The emphasis in Counting by 7s is not so much on losing a family, but rather, on how new families are formed.  In many ways, this is a really contemporary view on families.  For instance, every single important character is either an immigrant or of mixed-race (or both).  None of the characters particularly belong, either to their community or to any specific family.  Willow describes herself as not fitting into "an easily identifiable ethnic category" (p. 11).  This is a world in which people are connected, not by blood, but choice -- or need.    There are lots of lonely, alienated people and they all function much better as an interdependent organism.  When Willow and her new family transform the sterile, ugly environment of "Gardens of Glenwood" into a thriving, beautiful garden for real, it is also a metaphor for their emotional lives.

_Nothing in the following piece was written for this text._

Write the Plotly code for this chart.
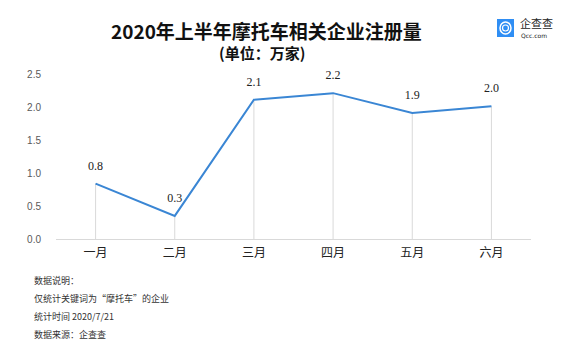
import plotly.graph_objects as go

months = ["一月", "二月", "三月", "四月", "五月", "六月"]
values = [0.84, 0.35, 2.11, 2.21, 1.91, 2.01]
value_labels = ["0.8", "0.3", "2.1", "2.2", "1.9", "2.0"]
y_ticks = [0, 0.5, 1.0, 1.5, 2.0, 2.5]

title_text = "2020年上半年摩托车相关企业注册量"
subtitle_text = "(单位：万家)"
notes = ["数据说明：", "仅统计关键词为“摩托车”的企业", "统计时间 2020/7/21", "数据来源：企查查"]

CJK = "Noto Sans CJK SC"
W, H = 580, 358
ML, MR, MT, MB = 56, 49, 74, 119

fig = go.Figure()

# drop lines from each point to the axis
fig.add_trace(go.Scatter(
    x=months, y=values, mode="markers",
    marker=dict(size=1, color="rgba(0,0,0,0)"),
    error_y=dict(type="data", symmetric=False, array=[0] * len(values),
                 arrayminus=values, width=0, thickness=1, color="#d9d9d9"),
    hoverinfo="skip", showlegend=False,
))

fig.add_trace(go.Scatter(
    x=months, y=values, mode="lines+markers+text",
    line=dict(color="#3a86d4", width=2),
    marker=dict(size=16, color="rgba(0,0,0,0)"),
    text=value_labels, textposition="top center",
    textfont=dict(family="Liberation Serif", size=12, color="#222222"),
    showlegend=False, cliponaxis=False,
))

fig.update_layout(
    width=W, height=H,
    margin=dict(l=ML, r=MR, t=MT, b=MB),
    paper_bgcolor="white", plot_bgcolor="white",
    xaxis=dict(type="category", range=[-0.5, len(months) - 0.5], showgrid=False,
               showline=True, linecolor="#d9d9d9",
               linewidth=1, ticks="", tickfont=dict(family=CJK, size=12, color="#222222"),
               ticklabelstandoff=3),
    yaxis=dict(range=[0, 2.5], tickvals=y_ticks, tickformat=".1f", showgrid=False,
               zeroline=False, showline=False, ticks="",
               tickfont=dict(family="Liberation Sans, Noto Sans", size=10, color="#595959"),
               ticklabelstandoff=14),
)

# convert pixel positions to paper coordinates relative to plot area
def px(xp):
    return (xp - ML) / (W - ML - MR)

def py(yp):
    return (H - MB - yp) / (H - MT - MB)

fig.add_annotation(text="<b>" + title_text + "</b>", xref="paper", yref="paper",
                   x=px(266), y=py(30), xanchor="center", yanchor="middle",
                   showarrow=False, font=dict(family=CJK, size=19, color="#111111"))
fig.add_annotation(text="<b>" + subtitle_text + "</b>", xref="paper", yref="paper",
                   x=px(262), y=py(52), xanchor="center", yanchor="middle",
                   showarrow=False, font=dict(family=CJK, size=15, color="#111111"))

note_y = [280, 298, 316, 334]
for t, yy in zip(notes, note_y):
    fig.add_annotation(text=t, xref="paper", yref="paper", x=px(32), y=py(yy),
                       xanchor="left", yanchor="middle", showarrow=False,
                       font=dict(family=CJK, size=9, color="#333333"))

# logo
fig.add_shape(type="rect", xref="paper", yref="paper",
              x0=px(497), x1=px(514), y0=py(37), y1=py(19),
              fillcolor="#2f8ef4", line=dict(width=0), layer="above")
fig.add_shape(type="circle", xref="paper", yref="paper",
              x0=px(500), x1=px(511), y0=py(34), y1=py(22),
              fillcolor="rgba(0,0,0,0)", line=dict(color="white", width=1.5), layer="above")
fig.add_shape(type="circle", xref="paper", yref="paper",
              x0=px(502.5), x1=px(508.5), y0=py(31), y1=py(25),
              fillcolor="rgba(0,0,0,0)", line=dict(color="white", width=1.2), layer="above")
fig.add_annotation(text="企查查", xref="paper", yref="paper", x=px(518), y=py(23),
                   xanchor="left", yanchor="middle", showarrow=False,
                   font=dict(family=CJK, size=11, color="#222222"))
fig.add_annotation(text="Qcc.com", xref="paper", yref="paper", x=px(519), y=py(35),
                   xanchor="left", yanchor="middle", showarrow=False,
                   font=dict(family="DejaVu Sans", size=6, color="#222222"))

fig.write_html("out.html", config={"displayModeBar": False},
               post_script="document.body.style.margin='0';document.body.style.overflow='hidden';")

For all of the missing parents, there is something unique about The Year of the Rat -- a debut novel by Clare Furniss -- merely for the reason that the story is entirely about the real experience of losing a parent.  This book is not about a teenager having adventures-without-parents, and it's also not about the 'romance' or emotional intensity of dying.  Rather, it's about 16 year-old Pearl trying to cope with life after the death of her mother in childbirth.  It's about making one's way out of a deep grief, and learning how to cope with a loss of something huge and irreplaceable.  The book manages to capture the stages of grieving -- what that is actually like/how that feels -- more believably than any other YA book that comes to my mind.  Although this heavy theme is somewhat lightened by secondary characters and the sympathetic, wise-cracking spirit of the dead mother, it is still an emotionally intense story.  Interestingly, for all of the dead and missing parents, this is the only book in which the death of a parent actually drives the plot.

For more information about these books, please visit
TRAC Top Ten UKLA Longlist





1 comment:

  1. I've been asking myself the same question. I'm reading the Printz winner, I'll Give you The Sun, which has a dead mom, a dead granny and a checked out dad. The dead do at least haunt the characters. It's a bit of a cop out, though, killing parents for plot. At this point a dead mom/dad feels so much like a cliche that it fails to move me. I'm curious now about Counting by 7s and the concept of forming a new family with mixed race characters. That sounds fresh.